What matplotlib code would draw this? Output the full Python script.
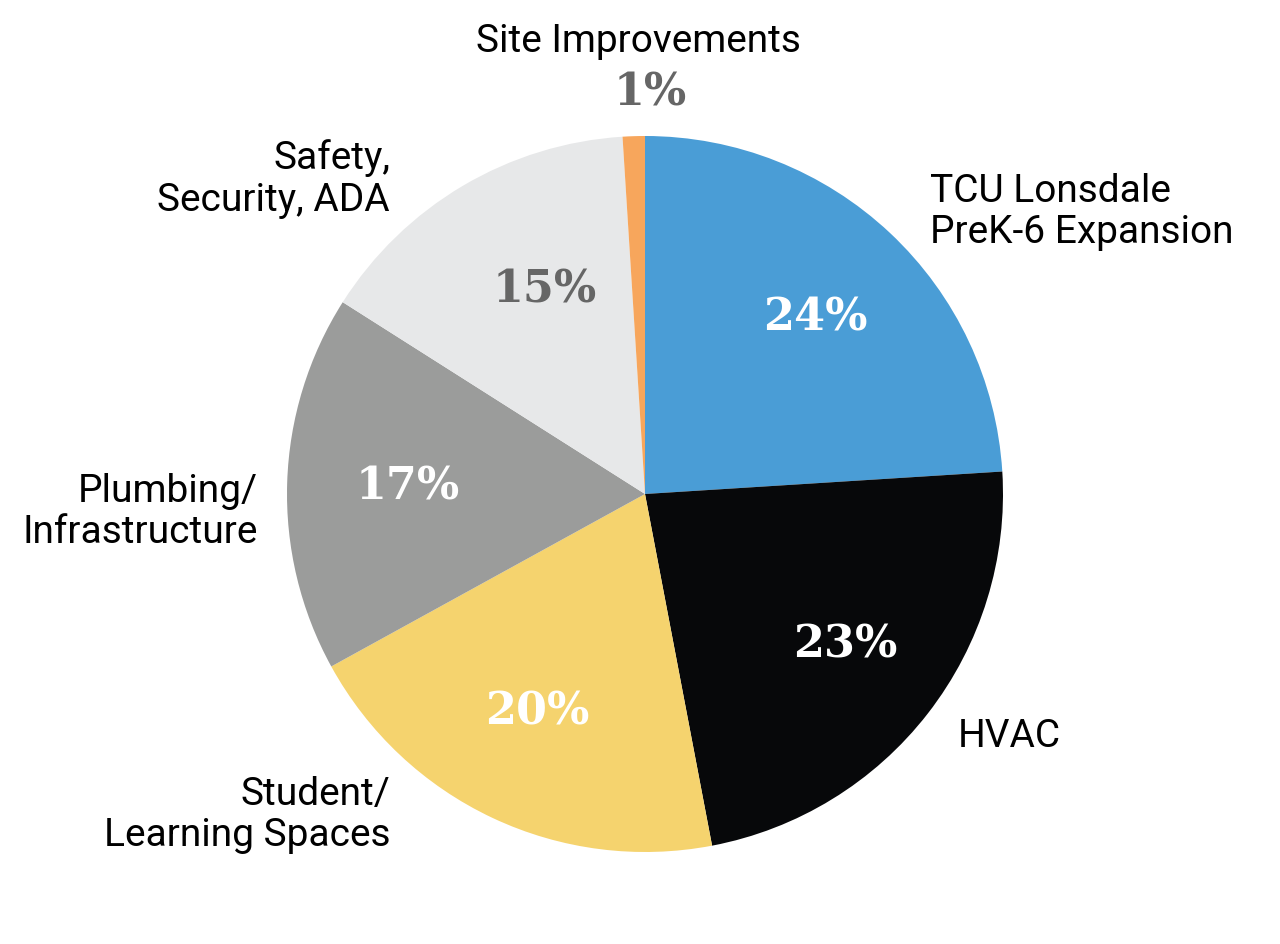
import matplotlib
matplotlib.use("Agg")
import matplotlib.pyplot as plt

categories = ["TCU Lonsdale\nPreK-6 Expansion", "HVAC", "Student/\nLearning Spaces",
              "Plumbing/\nInfrastructure", "Safety,\nSecurity, ADA", "Site Improvements"]
values = [24, 23, 20, 17, 15, 1]
colors = ["#4A9DD6", "#07080A", "#F5D36E", "#9B9C9B", "#E7E8E9", "#F7A65C"]
pct_colors = ["white", "white", "white", "white", "#666666", "#666666"]

W, H = 1280, 945
fig = plt.figure(figsize=(W / 100, H / 100), dpi=100)
ax = fig.add_axes([0, 0, 1, 1])

cx, cy, R = 645, H - 495, 358
wedges, _ = ax.pie(values, colors=colors, startangle=90, counterclock=False,
                   center=(cx, cy), radius=R, frame=True,
                   wedgeprops=dict(linewidth=0))
ax.set_xlim(0, W)
ax.set_ylim(0, H)
ax.axis("off")

# percentage label anchors (pixel positions, y measured from top)
pct_pos = [(815, 318), (845, 645), (537, 712), (408, 487), (545, 290), (650, 93)]
for v, (x, y), c in zip(values, pct_pos, pct_colors):
    ax.text(x, H - y, f"{v}%", ha="center", va="center", color=c,
            fontsize=32, fontweight="bold", family="DejaVu Serif")

lab_font = dict(fontsize=28, family="Roboto", color="black", linespacing=1.16)
label_pos = [(930, 212, "left"), (958, 737, "left"), (390, 815, "right"),
             (258, 512, "right"), (390, 179, "right"), (638, 42, "center")]
for lab, (x, y, ha) in zip(categories, label_pos):
    ax.text(x, H - y, lab, ha=ha, va="center", multialignment=ha, **lab_font)

fig.savefig("out.png", dpi=100)
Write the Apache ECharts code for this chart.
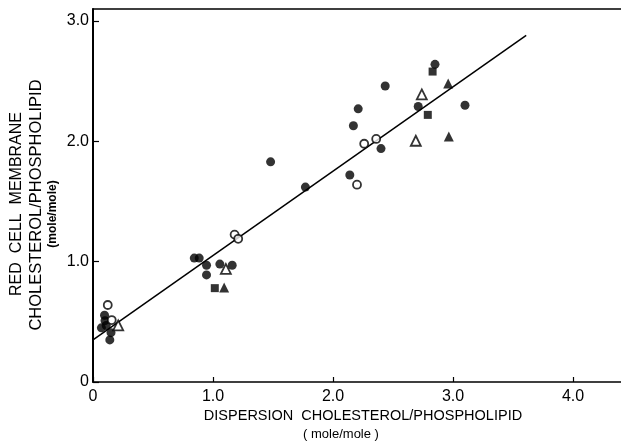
<!DOCTYPE html>
<html>
<head>
<meta charset="utf-8">
<script src="https://cdn.jsdelivr.net/npm/echarts@6/dist/echarts.min.js"></script>
<style>
html,body{margin:0;padding:0;background:#fff;}
#c{width:621px;height:444px;}
</style>
</head>
<body>
<div id="c"></div>
<script>
// Data
var filledCircles = [
  [2.85, 2.64], [2.435, 2.46], [2.21, 2.27], [2.17, 2.13], [2.71, 2.29], [3.10, 2.30],
  [2.40, 1.94], [1.48, 1.83], [1.77, 1.62], [2.14, 1.72],
  [0.844, 1.03], [0.885, 1.03], [0.946, 0.97], [0.946, 0.89], [1.057, 0.98], [1.16, 0.97],
  [0.096, 0.555], [0.11, 0.47], [0.07, 0.45], [0.15, 0.41], [0.14, 0.35], [0.10, 0.51]
];
var openCircles = [
  [0.123, 0.64], [0.156, 0.515], [1.18, 1.225], [1.21, 1.19],
  [2.26, 1.98], [2.36, 2.02], [2.20, 1.64]
];
var filledSquares = [
  [2.83, 2.58], [2.79, 2.22], [1.015, 0.78]
];
var filledTriangles = [
  [2.96, 2.48], [2.965, 2.04], [1.093, 0.785]
];
var openTriangles = [
  [2.74, 2.39], [2.69, 2.005], [0.21, 0.47], [1.107, 0.94]
];
var fitLine = [[0, 0.35], [3.61, 2.88]];
var xTicks = [0, 1, 2, 3, 4];
var yTicks = [0, 1, 2, 3];

var FONT = 'Liberation Sans';
var INK = '#000';
function fmt(v){ return v === 0 ? '0' : v.toFixed(1); }

var chart = echarts.init(document.getElementById('c'), null, {renderer: 'canvas'});
chart.setOption({
  backgroundColor: '#ffffff',
  animation: false,
  grid: {left: 93, top: 9, right: -2, bottom: 62, containLabel: false},
  xAxis: [{
    type: 'value', min: 0, max: 4.4, interval: 1,
    axisLine: {show: true, onZero: false, lineStyle: {color: INK, width: 1.5}},
    axisTick: {show: true, inside: true, length: 5, customValues: xTicks, lineStyle: {color: INK, width: 1.2}},
    axisLabel: {customValues: xTicks, formatter: fmt, color: INK, fontFamily: FONT, fontSize: 16, margin: 7},
    splitLine: {show: false}
  }, {
    type: 'value', position: 'top', min: 0, max: 4.4,
    axisLine: {show: true, onZero: false, lineStyle: {color: INK, width: 1.5}},
    axisTick: {show: false}, axisLabel: {show: false}, splitLine: {show: false}
  }],
  yAxis: {
    type: 'value', min: 0, max: 3.1, interval: 1,
    axisLine: {show: true, onZero: false, lineStyle: {color: INK, width: 2}},
    axisTick: {show: true, inside: true, length: 6, customValues: yTicks, lineStyle: {color: INK, width: 1.2}},
    axisLabel: {customValues: yTicks, formatter: fmt, color: INK, fontFamily: FONT, fontSize: 16, margin: 4},
    splitLine: {show: false}
  },
  graphic: [
    {type: 'text', x: 17, y: 204, rotation: Math.PI / 2,
     style: {text: 'RED  CELL  MEMBRANE', font: '16px "' + FONT + '"', fill: INK, align: 'center', verticalAlign: 'middle'}},
    {type: 'text', x: 36, y: 205, rotation: Math.PI / 2,
     style: {text: 'CHOLESTEROL/PHOSPHOLIPID', font: '16.5px "' + FONT + '"', fill: INK, align: 'center', verticalAlign: 'middle'}},
    {type: 'text', x: 53, y: 214, rotation: Math.PI / 2,
     style: {text: '(mole/mole)', font: 'bold 12px "' + FONT + '"', fill: INK, align: 'center', verticalAlign: 'middle'}},
    {type: 'text', x: 363, y: 416,
     style: {text: 'DISPERSION  CHOLESTEROL/PHOSPHOLIPID', font: '14.5px "' + FONT + '"', fill: INK, align: 'center', verticalAlign: 'middle'}},
    {type: 'text', x: 341, y: 434,
     style: {text: '( mole/mole )', font: '13px "' + FONT + '"', fill: INK, align: 'center', verticalAlign: 'middle'}}
  ],
  series: [
    {type: 'line', data: fitLine, symbol: 'none', lineStyle: {color: INK, width: 1.5}, z: 1},
    {type: 'scatter', data: filledCircles, symbol: 'circle', symbolSize: 9, itemStyle: {color: INK}, z: 3},
    {type: 'scatter', data: openCircles, symbol: 'circle', symbolSize: 8, itemStyle: {color: '#fff', borderColor: INK, borderWidth: 1.8}, z: 3},
    {type: 'scatter', data: filledSquares, symbol: 'rect', symbolSize: 8, itemStyle: {color: INK}, z: 3},
    {type: 'scatter', data: filledTriangles, symbol: 'triangle', symbolSize: 10, itemStyle: {color: INK}, z: 3},
    {type: 'scatter', data: openTriangles, symbol: 'triangle', symbolSize: 10, itemStyle: {color: '#fff', borderColor: INK, borderWidth: 1.8}, z: 3}
  ]
});
</script>
</body>
</html>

• _Job_: Reproduce the entries exactly. Do not carry over any picture.

• _Written answer_:
What matplotlib code would draw this? Output the full Python script.
import matplotlib
matplotlib.use("Agg")
import matplotlib.pyplot as plt

categories = ["TCU Lonsdale\nPreK-6 Expansion", "HVAC", "Student/\nLearning Spaces",
              "Plumbing/\nInfrastructure", "Safety,\nSecurity, ADA", "Site Improvements"]
values = [24, 23, 20, 17, 15, 1]
colors = ["#4A9DD6", "#07080A", "#F5D36E", "#9B9C9B", "#E7E8E9", "#F7A65C"]
pct_colors = ["white", "white", "white", "white", "#666666", "#666666"]

W, H = 1280, 945
fig = plt.figure(figsize=(W / 100, H / 100), dpi=100)
ax = fig.add_axes([0, 0, 1, 1])

cx, cy, R = 645, H - 495, 358
wedges, _ = ax.pie(values, colors=colors, startangle=90, counterclock=False,
                   center=(cx, cy), radius=R, frame=True,
                   wedgeprops=dict(linewidth=0))
ax.set_xlim(0, W)
ax.set_ylim(0, H)
ax.axis("off")

# percentage label anchors (pixel positions, y measured from top)
pct_pos = [(815, 318), (845, 645), (537, 712), (408, 487), (545, 290), (650, 93)]
for v, (x, y), c in zip(values, pct_pos, pct_colors):
    ax.text(x, H - y, f"{v}%", ha="center", va="center", color=c,
            fontsize=32, fontweight="bold", family="DejaVu Serif")

lab_font = dict(fontsize=28, family="Roboto", color="black", linespacing=1.16)
label_pos = [(930, 212, "left"), (958, 737, "left"), (390, 815, "right"),
             (258, 512, "right"), (390, 179, "right"), (638, 42, "center")]
for lab, (x, y, ha) in zip(categories, label_pos):
    ax.text(x, H - y, lab, ha=ha, va="center", multialignment=ha, **lab_font)

fig.savefig("out.png", dpi=100)
Write the Apache ECharts code for this chart.
<!DOCTYPE html>
<html>
<head>
<meta charset="utf-8">
<script src="https://cdn.jsdelivr.net/npm/echarts@6/dist/echarts.min.js"></script>
<style>
html,body{margin:0;padding:0;background:#fff;}
#c{width:621px;height:444px;}
</style>
</head>
<body>
<div id="c"></div>
<script>
// Data
var filledCircles = [
  [2.85, 2.64], [2.435, 2.46], [2.21, 2.27], [2.17, 2.13], [2.71, 2.29], [3.10, 2.30],
  [2.40, 1.94], [1.48, 1.83], [1.77, 1.62], [2.14, 1.72],
  [0.844, 1.03], [0.885, 1.03], [0.946, 0.97], [0.946, 0.89], [1.057, 0.98], [1.16, 0.97],
  [0.096, 0.555], [0.11, 0.47], [0.07, 0.45], [0.15, 0.41], [0.14, 0.35], [0.10, 0.51]
];
var openCircles = [
  [0.123, 0.64], [0.156, 0.515], [1.18, 1.225], [1.21, 1.19],
  [2.26, 1.98], [2.36, 2.02], [2.20, 1.64]
];
var filledSquares = [
  [2.83, 2.58], [2.79, 2.22], [1.015, 0.78]
];
var filledTriangles = [
  [2.96, 2.48], [2.965, 2.04], [1.093, 0.785]
];
var openTriangles = [
  [2.74, 2.39], [2.69, 2.005], [0.21, 0.47], [1.107, 0.94]
];
var fitLine = [[0, 0.35], [3.61, 2.88]];
var xTicks = [0, 1, 2, 3, 4];
var yTicks = [0, 1, 2, 3];

var FONT = 'Liberation Sans';
var INK = '#000';
function fmt(v){ return v === 0 ? '0' : v.toFixed(1); }

var chart = echarts.init(document.getElementById('c'), null, {renderer: 'canvas'});
chart.setOption({
  backgroundColor: '#ffffff',
  animation: false,
  grid: {left: 93, top: 9, right: -2, bottom: 62, containLabel: false},
  xAxis: [{
    type: 'value', min: 0, max: 4.4, interval: 1,
    axisLine: {show: true, onZero: false, lineStyle: {color: INK, width: 1.5}},
    axisTick: {show: true, inside: true, length: 5, customValues: xTicks, lineStyle: {color: INK, width: 1.2}},
    axisLabel: {customValues: xTicks, formatter: fmt, color: INK, fontFamily: FONT, fontSize: 16, margin: 7},
    splitLine: {show: false}
  }, {
    type: 'value', position: 'top', min: 0, max: 4.4,
    axisLine: {show: true, onZero: false, lineStyle: {color: INK, width: 1.5}},
    axisTick: {show: false}, axisLabel: {show: false}, splitLine: {show: false}
  }],
  yAxis: {
    type: 'value', min: 0, max: 3.1, interval: 1,
    axisLine: {show: true, onZero: false, lineStyle: {color: INK, width: 2}},
    axisTick: {show: true, inside: true, length: 6, customValues: yTicks, lineStyle: {color: INK, width: 1.2}},
    axisLabel: {customValues: yTicks, formatter: fmt, color: INK, fontFamily: FONT, fontSize: 16, margin: 4},
    splitLine: {show: false}
  },
  graphic: [
    {type: 'text', x: 17, y: 204, rotation: Math.PI / 2,
     style: {text: 'RED  CELL  MEMBRANE', font: '16px "' + FONT + '"', fill: INK, align: 'center', verticalAlign: 'middle'}},
    {type: 'text', x: 36, y: 205, rotation: Math.PI / 2,
     style: {text: 'CHOLESTEROL/PHOSPHOLIPID', font: '16.5px "' + FONT + '"', fill: INK, align: 'center', verticalAlign: 'middle'}},
    {type: 'text', x: 53, y: 214, rotation: Math.PI / 2,
     style: {text: '(mole/mole)', font: 'bold 12px "' + FONT + '"', fill: INK, align: 'center', verticalAlign: 'middle'}},
    {type: 'text', x: 363, y: 416,
     style: {text: 'DISPERSION  CHOLESTEROL/PHOSPHOLIPID', font: '14.5px "' + FONT + '"', fill: INK, align: 'center', verticalAlign: 'middle'}},
    {type: 'text', x: 341, y: 434,
     style: {text: '( mole/mole )', font: '13px "' + FONT + '"', fill: INK, align: 'center', verticalAlign: 'middle'}}
  ],
  series: [
    {type: 'line', data: fitLine, symbol: 'none', lineStyle: {color: INK, width: 1.5}, z: 1},
    {type: 'scatter', data: filledCircles, symbol: 'circle', symbolSize: 9, itemStyle: {color: INK}, z: 3},
    {type: 'scatter', data: openCircles, symbol: 'circle', symbolSize: 8, itemStyle: {color: '#fff', borderColor: INK, borderWidth: 1.8}, z: 3},
    {type: 'scatter', data: filledSquares, symbol: 'rect', symbolSize: 8, itemStyle: {color: INK}, z: 3},
    {type: 'scatter', data: filledTriangles, symbol: 'triangle', symbolSize: 10, itemStyle: {color: INK}, z: 3},
    {type: 'scatter', data: openTriangles, symbol: 'triangle', symbolSize: 10, itemStyle: {color: '#fff', borderColor: INK, borderWidth: 1.8}, z: 3}
  ]
});
</script>
</body>
</html>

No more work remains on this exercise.